God came to be a human being with a beating heart, like all of us. And he allowed his own heart to be broken, with all the injustice he saw, all the people he met that were left out, all the children going hungry, all the cruelty that we inflict on ourselves and each other and this beautiful world. And he allowed his heart to be broken, literally, as he died there on the cross. His beating heart stopped. And he handed his heart to us, in this meal that we share almost every week, the body and blood of Jesus, the heart of Jesus, pumping life and love to all of us, his body in this world.

Now, together with Christians of every time and place we are asked to be Jesus’ heart beating for the world. We are invited to have a heart for the poor, the old, for teenagers, for little ones, for the tired, for the sick, for the oppressed and hungry. We get to be Christ’s heart in the world, full of compassion and love, aware of all the beating hearts around us and responsive to their needs.
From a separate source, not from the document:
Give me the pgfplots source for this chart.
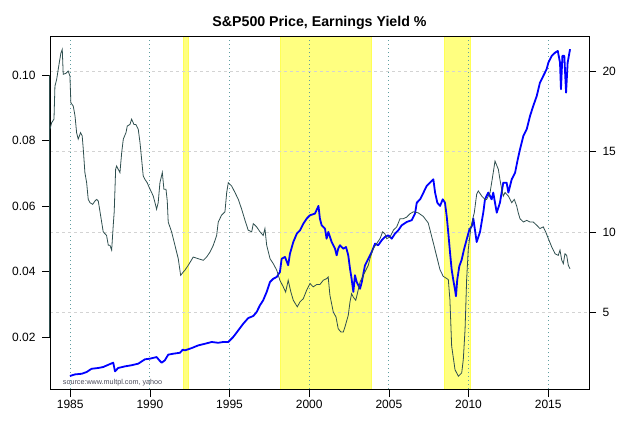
\documentclass[border=0pt]{standalone}
\usepackage{fontspec}
\setmainfont{Liberation Sans}
\usepackage{pgfplots}
\usepackage{pgfplotstable}
\pgfplotsset{compat=1.18}
\definecolor{eyline}{HTML}{2F4F4F}
\definecolor{vgrid}{HTML}{5F9EA0}
\definecolor{hgrid}{HTML}{D3D3D3}
\definecolor{band}{HTML}{FFFF80}
\definecolor{bandedge}{HTML}{FFFF55}
\definecolor{srcgray}{HTML}{4A4A5A}

% earnings yield (left axis)
\pgfplotstableread{
year ey
1983.73 0.0835
1983.83 0.0855
1983.98 0.0866
1984.04 0.0967
1984.15 0.0988
1984.31 0.1038
1984.42 0.1069
1984.50 0.1079
1984.56 0.1003
1984.73 0.1006
1984.87 0.1013
1984.98 0.0998
1985.04 0.0916
1985.19 0.0906
1985.30 0.0876
1985.40 0.0825
1985.50 0.0805
1985.65 0.0825
1985.75 0.0815
1985.82 0.0774
1985.92 0.0703
1986.03 0.0672
1986.13 0.0621
1986.24 0.0611
1986.41 0.0606
1986.55 0.0616
1986.66 0.0621
1986.76 0.0616
1986.86 0.0586
1987.07 0.0522
1987.28 0.0511
1987.39 0.0481
1987.49 0.0481
1987.60 0.0466
1987.70 0.0542
1987.76 0.0583
1987.85 0.0713
1987.91 0.0723
1988.01 0.0713
1988.12 0.0703
1988.23 0.0764
1988.33 0.0805
1988.50 0.0825
1988.58 0.0845
1988.75 0.0850
1988.85 0.0866
1989.00 0.0850
1989.12 0.0850
1989.27 0.0835
1989.38 0.0794
1989.48 0.0744
1989.58 0.0693
1989.69 0.0682
1989.83 0.0672
1989.96 0.0657
1990.11 0.0642
1990.21 0.0631
1990.32 0.0611
1990.42 0.0591
1990.52 0.0611
1990.63 0.0672
1990.78 0.0703
1990.88 0.0652
1991.01 0.0652
1991.09 0.0616
1991.15 0.0552
1991.36 0.0522
1991.57 0.0481
1991.78 0.0440
1991.93 0.0389
1992.09 0.0399
1992.20 0.0405
1992.41 0.0420
1992.72 0.0445
1993.03 0.0440
1993.35 0.0435
1993.56 0.0445
1993.77 0.0460
1993.98 0.0481
1994.19 0.0511
1994.29 0.0552
1994.50 0.0573
1994.71 0.0583
1994.82 0.0642
1994.92 0.0672
1995.13 0.0662
1995.34 0.0642
1995.55 0.0621
1995.76 0.0591
1995.97 0.0557
1996.17 0.0527
1996.39 0.0522
1996.49 0.0547
1996.70 0.0537
1996.91 0.0522
1997.11 0.0511
1997.22 0.0532
1997.33 0.0481
1997.54 0.0440
1997.74 0.0425
1997.96 0.0405
1998.16 0.0374
1998.37 0.0354
1998.52 0.0338
1998.68 0.0374
1998.85 0.0338
1999.00 0.0313
1999.25 0.0293
1999.42 0.0308
1999.63 0.0318
1999.84 0.0344
2000.05 0.0364
2000.25 0.0354
2000.47 0.0361
2000.67 0.0361
2000.88 0.0374
2001.09 0.0379
2001.19 0.0384
2001.30 0.0328
2001.51 0.0277
2001.68 0.0262
2001.82 0.0226
2001.99 0.0216
2002.14 0.0216
2002.24 0.0231
2002.45 0.0267
2002.56 0.0308
2002.66 0.0333
2002.76 0.0323
2002.92 0.0313
2003.02 0.0333
2003.19 0.0369
2003.39 0.0389
2003.71 0.0420
2003.81 0.0440
2004.02 0.0471
2004.23 0.0486
2004.44 0.0501
2004.61 0.0522
2004.75 0.0516
2004.86 0.0501
2005.07 0.0506
2005.28 0.0527
2005.49 0.0537
2005.70 0.0562
2005.90 0.0562
2006.12 0.0567
2006.32 0.0577
2006.53 0.0583
2006.84 0.0580
2007.16 0.0569
2007.47 0.0549
2007.79 0.0488
2008.00 0.0447
2008.21 0.0406
2008.41 0.0386
2008.58 0.0381
2008.73 0.0376
2008.83 0.0315
2008.94 0.0173
2009.15 0.0101
2009.36 0.0081
2009.57 0.0091
2009.67 0.0132
2009.78 0.0223
2009.88 0.0376
2009.98 0.0467
2010.13 0.0529
2010.30 0.0569
2010.36 0.0580
2010.51 0.0637
2010.61 0.0647
2010.83 0.0631
2011.03 0.0621
2011.14 0.0621
2011.24 0.0631
2011.35 0.0642
2011.45 0.0672
2011.55 0.0703
2011.66 0.0738
2011.87 0.0713
2011.97 0.0682
2012.08 0.0652
2012.18 0.0631
2012.29 0.0642
2012.50 0.0631
2012.71 0.0611
2012.87 0.0621
2013.02 0.0601
2013.12 0.0580
2013.23 0.0562
2013.44 0.0552
2013.65 0.0557
2013.86 0.0552
2014.06 0.0552
2014.28 0.0542
2014.48 0.0532
2014.69 0.0537
2014.84 0.0522
2015.01 0.0501
2015.22 0.0476
2015.43 0.0455
2015.63 0.0450
2015.74 0.0466
2015.85 0.0435
2015.95 0.0425
2016.05 0.0455
2016.16 0.0450
2016.26 0.0420
2016.37 0.0409
}\eytable

% price / 100 (right axis)
\pgfplotstableread{
year price
1984.98 1.03
1985.30 1.13
1985.72 1.17
1986.03 1.28
1986.34 1.48
1986.76 1.53
1987.07 1.59
1987.39 1.73
1987.70 1.86
1987.81 1.32
1988.01 1.53
1988.43 1.63
1988.85 1.70
1989.27 1.80
1989.69 2.07
1990.00 2.11
1990.42 2.21
1990.59 2.01
1990.74 1.86
1990.94 2.01
1991.15 2.36
1991.47 2.42
1991.89 2.48
1992.06 2.67
1992.20 2.63
1992.62 2.77
1993.04 2.94
1993.46 3.04
1993.88 3.15
1994.29 3.10
1994.60 3.15
1994.92 3.15
1995.23 3.46
1995.55 3.88
1995.86 4.29
1996.17 4.64
1996.49 4.77
1996.70 5.02
1996.91 5.44
1997.11 5.75
1997.33 6.27
1997.54 6.89
1997.74 7.09
1997.96 7.20
1998.16 7.51
1998.27 8.34
1998.48 8.45
1998.68 7.93
1998.79 8.65
1999.00 9.38
1999.22 9.90
1999.42 10.11
1999.63 10.52
1999.84 10.84
2000.05 11.05
2000.36 11.15
2000.58 11.63
2000.67 10.84
2000.78 10.42
2000.99 10.21
2001.09 9.59
2001.20 10.01
2001.41 9.38
2001.62 8.96
2001.72 8.55
2001.82 8.96
2001.93 9.18
2002.14 8.96
2002.31 9.07
2002.45 8.55
2002.56 7.72
2002.66 7.09
2002.77 6.27
2002.87 7.31
2002.98 6.89
2003.19 6.47
2003.30 6.89
2003.50 7.93
2003.71 8.34
2003.92 8.76
2004.13 9.28
2004.33 9.18
2004.55 9.49
2004.75 9.69
2004.96 9.80
2005.18 9.59
2005.38 9.90
2005.59 10.11
2005.80 10.42
2006.12 10.63
2006.43 10.74
2006.64 11.15
2006.75 11.83
2006.96 12.04
2007.17 12.46
2007.37 12.87
2007.58 13.08
2007.79 13.29
2007.90 12.46
2008.04 11.83
2008.21 11.63
2008.38 12.04
2008.52 11.83
2008.63 10.98
2008.73 9.94
2008.84 8.70
2008.94 7.66
2009.04 7.03
2009.15 6.41
2009.21 6.00
2009.29 7.03
2009.42 7.87
2009.57 8.28
2009.71 8.90
2009.88 9.53
2010.05 10.15
2010.20 10.36
2010.30 10.84
2010.51 9.38
2010.72 10.01
2010.93 11.25
2011.03 12.04
2011.24 12.46
2011.45 12.04
2011.55 12.46
2011.66 11.83
2011.77 11.21
2011.97 11.83
2012.18 13.08
2012.39 13.08
2012.50 12.46
2012.71 13.29
2012.92 13.70
2013.09 14.54
2013.23 15.16
2013.44 15.99
2013.65 16.41
2013.86 17.24
2014.06 17.86
2014.28 18.48
2014.48 19.31
2014.69 19.73
2014.90 20.15
2015.01 20.56
2015.22 20.98
2015.43 21.18
2015.60 21.29
2015.74 20.56
2015.80 18.90
2015.89 20.98
2016.01 20.98
2016.12 18.69
2016.22 20.56
2016.37 21.40
}\pricetable

\pgfplotsset{
  chartbase/.style={
    at={(50pt,37pt)}, anchor=south west,
    scale only axis, width=539pt, height=353pt,
    xmin=1983.73, xmax=2017.56,
    tick align=outside,
    every tick/.style={black, line width=0.75pt},
    axis line style={black, line width=0.75pt},
    tick label style={font=\fontsize{12}{14}\selectfont},
    /pgf/number format/assume math mode=true,
  }
}

\begin{document}
\begin{tikzpicture}
\path[use as bounding box] (0pt,0pt) rectangle (640pt,426pt);

% price axis (right), bands, grid, blue line
\begin{axis}[chartbase,
  ymin=0.22, ymax=22.22,
  axis x line=none,
  axis y line*=right,
  ytick={5,10,15,20},
  yticklabels={5,10,15,20},
  yticklabel style={xshift=3pt},
  major tick length=7pt,
]
\fill[band, draw=bandedge, line width=0.6pt] (axis cs:1992.10,0.22) rectangle (axis cs:1992.38,22.22);
\fill[band, draw=bandedge, line width=0.6pt] (axis cs:1998.19,0.22) rectangle (axis cs:2003.89,22.22);
\fill[band, draw=bandedge, line width=0.6pt] (axis cs:2008.46,0.22) rectangle (axis cs:2010.10,22.22);
\pgfplotsinvokeforeach{1985,1990,1995,2000,2005,2010,2015}{
  \draw[vgrid, line width=0.8pt, dash pattern=on 1.2pt off 2.8pt] (axis cs:#1,0.22) -- (axis cs:#1,22.22);
}
\pgfplotsinvokeforeach{5,10,15,20}{
  \draw[hgrid, line width=0.75pt, dash pattern=on 3pt off 3pt] (axis cs:1983.73,#1) -- (axis cs:2017.56,#1);
}
\addplot[blue, line width=1.8pt, line join=round] table[x=year, y=price] {\pricetable};
\end{axis}

% earnings yield axis (left), box, black line
\begin{axis}[chartbase,
  ymin=0.0042, ymax=0.112,
  xtick={1985,1990,1995,2000,2005,2010,2015},
  xticklabels={1985,1990,1995,2000,2005,2010,2015},
  ytick={0.02,0.04,0.06,0.08,0.10},
  yticklabels={0.02,0.04,0.06,0.08,0.10},
  yticklabel style={xshift=-3pt},
  xtick pos=left, ytick pos=left,
  major tick length=8pt,
  clip=false,
]
\addplot[eyline, line width=0.8pt] table[x=year, y=ey] {\eytable};
\draw[eyline, line width=1pt] (axis cs:1983.73,0.02) -- (axis cs:1983.73,0.10);
\end{axis}

\node[anchor=base, font=\fontsize{14.2}{17}\selectfont\bfseries] at (319.5pt,399.3pt) {S\&P500 Price, Earnings Yield \%};
\node[anchor=west, inner sep=0pt, text=srcgray, font=\fontsize{7.2}{8}\selectfont] at (62.7pt,43.3pt) {source:www.multpl.com, yahoo};
\end{tikzpicture}
\end{document}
We find ourselves confused and disappointed in life, feeling abandoned, guilty, and weary. Like the disciples, we are walking away from the cross, from all the difficulties we’ve faced. We find Jesus walking with us. We find people of God, people of faith walking by our side. We find God’s grace and forgiveness walking with us, listening to us, being with us in our sorrow. And in a meal, a relationship is recognized that has always been there, that opens our eyes to the Kingdom God is creating in this world.

This is a tiny peek at the Kingdom of God. Where else do you have such an interesting group of new members? Where else do you find this combination of gifts, passions, and life experiences? Where do you find this particular combination of beating hearts? Don’t let yourself keep walking without seeing. We break bread together at this table each week—extend that invitation to each other, get to know each other, have a compassionate heart, and find yourself seeing Christ and experiencing God’s presence wherever you go.